Source: Michael Kovac / Getty

According to Variety, Eddie Murphy will play funk legend George Clinton in an upcoming biopic. The comedic great played the late Rudy Ray Moore in the 2019 Netflix movie Dolemite Is My Name, and this new flick is reported to be “a passion project” for the 60-year-old actor.

Early accounts are that the George Clinton biopic will start from his childhood in Kannapolis, NC, to his creation of the historic Parliament-Funkadelic collective in the late 1960s. Murphy will supposedly produce the movie with the father-daughter duo of John and Catherine Davis for Davis Entertainment, and the team is said to be in the process of securing the rights to Clinton’s story before they round out the writing crew and proceed with any studio deals.

Murphy has a successful history with Davis Entertainment. The two parties have worked together on a number of movies, including 1998’s Dr. Doolittle and its sequel, Norbit, and Dolemite Is My Name. It isn’t clear if the Clinton biopic will constitute part of Murphy’s “three-movie, first-look” contract, which he signed a little more than six months ago with Amazon Studios.

In 2019, Samuel L. Jackson was allegedly supposed to portray the P-Funk band leader in another biopic called Spinning Gold, but Deadline revealed that Jackson has since been replaced with Wiz Khalifa last year.

And five years ago, Killer Mike sat with Clinton for NPR’s ShopTalk. The two met at Mike’s Atlanta barbershop, The SWAG (Shave Wash And Groom) Shop, to discuss various topics, including the similarities between learning about music from the older generation and learning about life from the barbers.

“Music and barbering have that similarity in that a lot of knowledge gets passed on,” Killer Mike noted. “Like in 1992, ’93, ’91, you and Curtis Mayfield were here essentially running a mentorship school.

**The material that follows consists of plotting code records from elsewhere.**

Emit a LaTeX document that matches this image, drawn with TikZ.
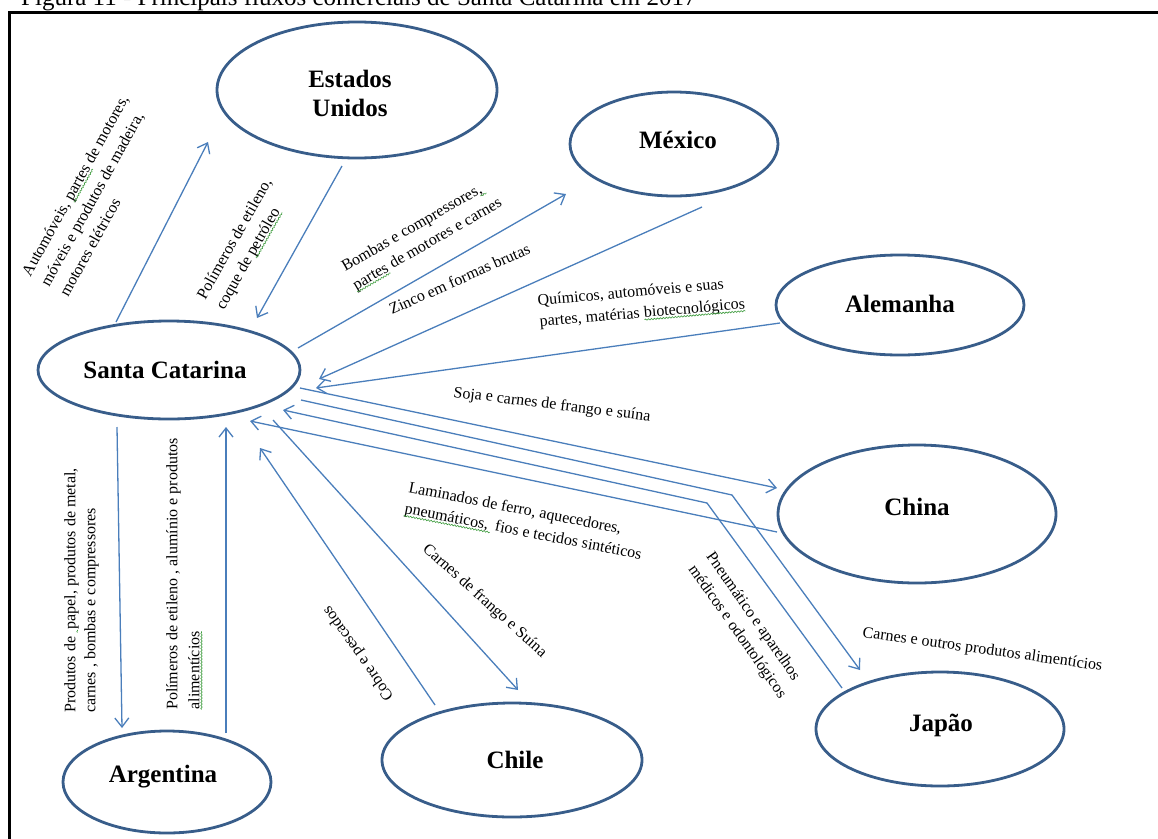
\documentclass[tikz,border=0pt]{standalone}
\usepackage{fontspec}
\setmainfont{Liberation Serif}
\usetikzlibrary{shapes.geometric, arrows.meta, decorations.pathmorphing}
\definecolor{ovalline}{HTML}{385D8A}
\definecolor{flowline}{HTML}{4A7EBB}
\definecolor{spellgreen}{HTML}{3A9A3A}

% wavy green underline under a word
\newcommand\squig[1]{\tikz[baseline=(sqw.base)]{%
  \node[inner sep=0pt, outer sep=0pt, anchor=base, rotate=0] (sqw) {#1};
  \draw[spellgreen, line width=0.6pt, decorate,
        decoration={snake, amplitude=0.7pt, segment length=3pt}]
    ([yshift=-2.2pt]sqw.base west) -- ([yshift=-2.2pt]sqw.base east);}}

\begin{document}
\begin{tikzpicture}[x=1pt, y=-1pt,
  country/.style={ellipse, draw=ovalline, line width=2.8pt, inner sep=0pt},
  cname/.style={font=\fontsize{25}{29}\selectfont\bfseries, align=center, inner sep=0pt},
  flow/.style={draw=flowline, line width=1.3pt, -{Straight Barb[length=9pt,width=14pt]}},
  goods/.style={font=\fontsize{16}{21.5}\selectfont, inner sep=0pt, align=left},
]
\useasboundingbox (0,0) rectangle (1158,838);

% caption and frame
\node[anchor=base west, inner sep=0pt, font=\fontsize{25}{30}\selectfont] (caption) at (21,5)
  {Figura 11 - Principais fluxos comerciais de Santa Catarina em 2017};
\draw[line width=3pt] (9,860) -- (9,12) -- (1180,12);

% countries
\node[country, minimum width=262pt, minimum height=98pt]  (sc) at (169,370) {};
\node[country, minimum width=280pt, minimum height=136pt] (us) at (357,90)  {};
\node[country, minimum width=208pt, minimum height=104pt] (mx) at (674,144) {};
\node[country, minimum width=248pt, minimum height=100pt] (al) at (900,305) {};
\node[country, minimum width=278pt, minimum height=138pt] (cn) at (917,514) {};
\node[country, minimum width=248pt, minimum height=114pt] (jp) at (940,729) {};
\node[country, minimum width=260pt, minimum height=114pt] (cl) at (512,760) {};
\node[country, minimum width=208pt, minimum height=102pt] (ar) at (167,782) {};

\node[cname] (sc-name) at (165,370) {Santa Catarina};
\node[cname] (us-name) at (350,93)  {Estados\\Unidos};
\node[cname] (mx-name) at (678,140) {México};
\node[cname] (al-name) at (900,304) {Alemanha};
\node[cname] (cn-name) at (917,507) {China};
\node[cname] (jp-name) at (941,725) {Japão};
\node[cname] (cl-name) at (515,760) {Chile};
\node[cname] (ar-name) at (163,777) {Argentina};

% flow end points
\coordinate (scUSa) at (116,322); \coordinate (scUSb) at (208,142);
\coordinate (usSCa) at (342,166); \coordinate (usSCb) at (257,318);
\coordinate (scMXa) at (298,348); \coordinate (scMXb) at (566,194);
\coordinate (mxSCa) at (702,207); \coordinate (mxSCb) at (319,379);
\coordinate (alSCa) at (780,323); \coordinate (alSCb) at (316,388);
\coordinate (scCNa) at (300,388); \coordinate (scCNb) at (777,488);
\coordinate (scJPa) at (301,400); \coordinate (scJPk) at (732,495); \coordinate (scJPb) at (860,670);
\coordinate (jpSCa) at (842,688); \coordinate (jpSCk) at (707,503); \coordinate (jpSCb) at (283,410);
\coordinate (cnSCa) at (777,532); \coordinate (cnSCb) at (250,421);
\coordinate (scCLa) at (273,420); \coordinate (scCLb) at (518,690);
\coordinate (clSCa) at (435,705); \coordinate (clSCb) at (260,448);
\coordinate (scARa) at (117,427); \coordinate (scARb) at (122,728);
\coordinate (arSCa) at (226,733); \coordinate (arSCb) at (226,427);

% flows
\draw[flow] (scUSa) -- (scUSb);
\draw[flow] (usSCa) -- (usSCb);
\draw[flow] (scMXa) -- (scMXb);
\draw[flow] (mxSCa) -- (mxSCb);
\draw[flow] (alSCa) -- (alSCb);
\draw[flow] (scCNa) -- (scCNb);
\draw[flow] (scJPa) -- (scJPk) -- (scJPb);
\draw[flow] (jpSCa) -- (jpSCk) -- (jpSCb);
\draw[flow] (cnSCa) -- (cnSCb);
\draw[flow] (scCLa) -- (scCLb);
\draw[flow] (clSCa) -- (clSCb);
\draw[flow] (scARa) -- (scARb);
\draw[flow] (arSCa) -- (arSCb);

% goods carried by each flow
\node[goods, rotate=61, anchor=north west] (t-scus) at (20.4,271.7)
  {Automóveis, \squig{partes} de motores,\\móveis e produtos de madeira,\\motores elétricos};
\node[goods, rotate=60.5, anchor=north west] (t-ussc) at (195.4,294.6)
  {Polímeros de etileno,\\coque de \squig{petróleo}};
\node[goods, rotate=30, anchor=north west] (t-scmx) at (339.5,262)
  {Bombas e compressores\squig{,\,}\\\squig{partes} de motores e carnes};
\node[goods, rotate=24, anchor=base west] (t-mxsc) at (392,315) {Zinco em formas brutas};
\node[goods, rotate=5, anchor=north west] (t-alsc) at (537,294)
  {Químicos, automóveis e suas\\partes, matérias \squig{biotecnológicos}};
\node[goods, rotate=-7, anchor=base west] (t-sccn) at (453,397) {Soja e carnes de frango e suína};
\node[goods, rotate=-11, anchor=north west] (t-cnsc) at (410,481)
  {Laminados de ferro, aquecedores,\\\squig{pneumáticos,\,} fios e tecidos sintéticos};
\node[goods, rotate=-42, anchor=base west] (t-sccl) at (422,550) {Carnes de frango e Suína};
\node[goods, rotate=125, anchor=base west] (t-clsc) at (394,697) {Cobre e pescados};
\node[goods, rotate=90, anchor=north west, font=\fontsize{16}{20}\selectfont] (t-scar) at (64,713)
  {Produtos de \squig{\,}papel, produtos de metal,\\carnes , bombas e compressores};
\node[goods, rotate=90, anchor=north west, font=\fontsize{16}{22}\selectfont] (t-arsc) at (166,710)
  {Polímeros de etileno , alumínio e produtos\\\squig{alimentícios}};
\node[goods, rotate=-55, anchor=north west] (t-jpsc) at (715,550)
  {Pneumático e aparelhos\\médicos e odontológicos};
\node[goods, rotate=-8, anchor=base west] (t-scjp) at (862,637) {Carnes e outros produtos alimentícios};

\end{tikzpicture}
\end{document}
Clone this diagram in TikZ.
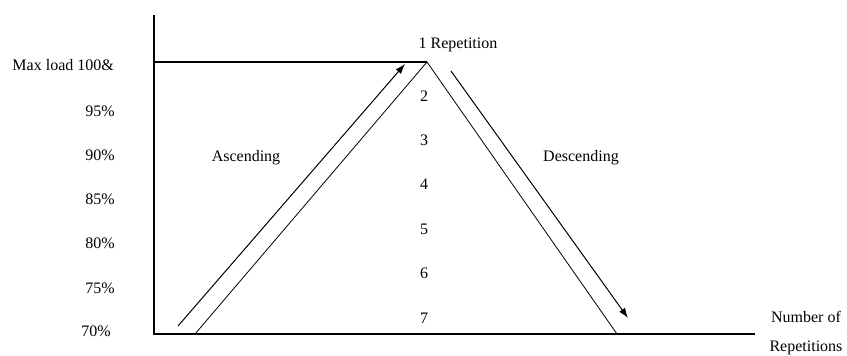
\documentclass[tikz,border=0pt]{standalone}
\usepackage{fontspec}
\setmainfont{Liberation Serif}
\usetikzlibrary{arrows.meta}

\begin{document}
\begin{tikzpicture}[
    x=1pt, y=-1pt,
    axis/.style={draw, line width=1.1pt},
    ramp/.style={draw, line width=0.8pt},
    flow/.style={draw, line width=1pt, -{Latex[length=10pt, width=7pt]}},
    loadlabel/.style={anchor=east, inner sep=0pt, font=\fontsize{16}{19}\selectfont},
    replabel/.style={inner sep=0pt, font=\fontsize{16}{19}\selectfont},
    phase/.style={inner sep=0pt, font=\fontsize{16}{19}\selectfont}
]
    \useasboundingbox (0,0) rectangle (847,356);

    % axes
    \coordinate (top) at (154,15);
    \coordinate (origin) at (154,334);
    \coordinate (xend) at (755,334);
    \coordinate (maxleft) at (154,62);
    \coordinate (peak) at (427,62);
    \coordinate (rampstart) at (195,334);
    \coordinate (rampend) at (617,334);
    \draw[axis] (top) -- (origin) -- (xend);
    \draw[axis] (maxleft) -- (peak);

    % load triangle
    \draw[ramp] (rampstart) -- (peak) -- (rampend);

    % direction arrows
    \coordinate (upfrom) at (178,326);
    \coordinate (upto) at (405,64);
    \coordinate (downfrom) at (451,71);
    \coordinate (downto) at (628,318);
    \draw[flow] (upfrom) -- (upto);
    \draw[flow] (downfrom) -- (downto);

    % load levels
    \node[loadlabel] (max) at (114,65) {Max load 100\&};
    \node[loadlabel] (l95) at (115,111) {95\%};
    \node[loadlabel] (l90) at (115,155) {90\%};
    \node[loadlabel] (l85) at (115,199) {85\%};
    \node[loadlabel] (l80) at (115,243) {80\%};
    \node[loadlabel] (l75) at (115,288) {75\%};
    \node[loadlabel] (l70) at (111,331) {70\%};

    % repetitions
    \node[replabel] (r1) at (458,45) {1 Repetition};
    \node[replabel] (r2) at (424,96) {2};
    \node[replabel] (r3) at (424,140) {3};
    \node[replabel] (r4) at (424,184) {4};
    \node[replabel] (r5) at (424,229) {5};
    \node[replabel] (r6) at (424,273) {6};
    \node[replabel] (r7) at (424,318) {7};

    \node[phase] (asc) at (246,158) {Ascending};
    \node[phase] (desc) at (581,158) {Descending};

    \node[phase] (numof) at (806,317) {Number of};
    \node[phase] (reps) at (806,348) {Repetitions};
\end{tikzpicture}
\end{document}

You mentored Organized Noize, Dallas Austin, and people like Jermaine Dupri. This Atlanta music scene wouldn’t be here — but with barbering also, it seems to me a lot of the older barbers take the time to teach younger dudes… What did you pull out of barbershops from a philosophical standpoint that’s helped you in life?”

“The older guys in there always had information that you needed as a kid,” the P-Funk legend replied. “You didn’t necessarily want to hear it, but the way they presented it to you… You know how you can look at the mirror here and see the barber’s head? They would talk over your head like that.”

“Some don’t make sense. Some don’t give a damn,” Clinton added. “There’s always gonna be somebody who in there, no matter how philosophical [things get, who’s gonna feel like] ‘I don’t give a f*ck,’ [or] “What it matter to me?’ You gonna get every point of view in any situation. So if you got your ears open, you’ll learn a lot in the barbershop — even though there’s a lot of B.S. going on.”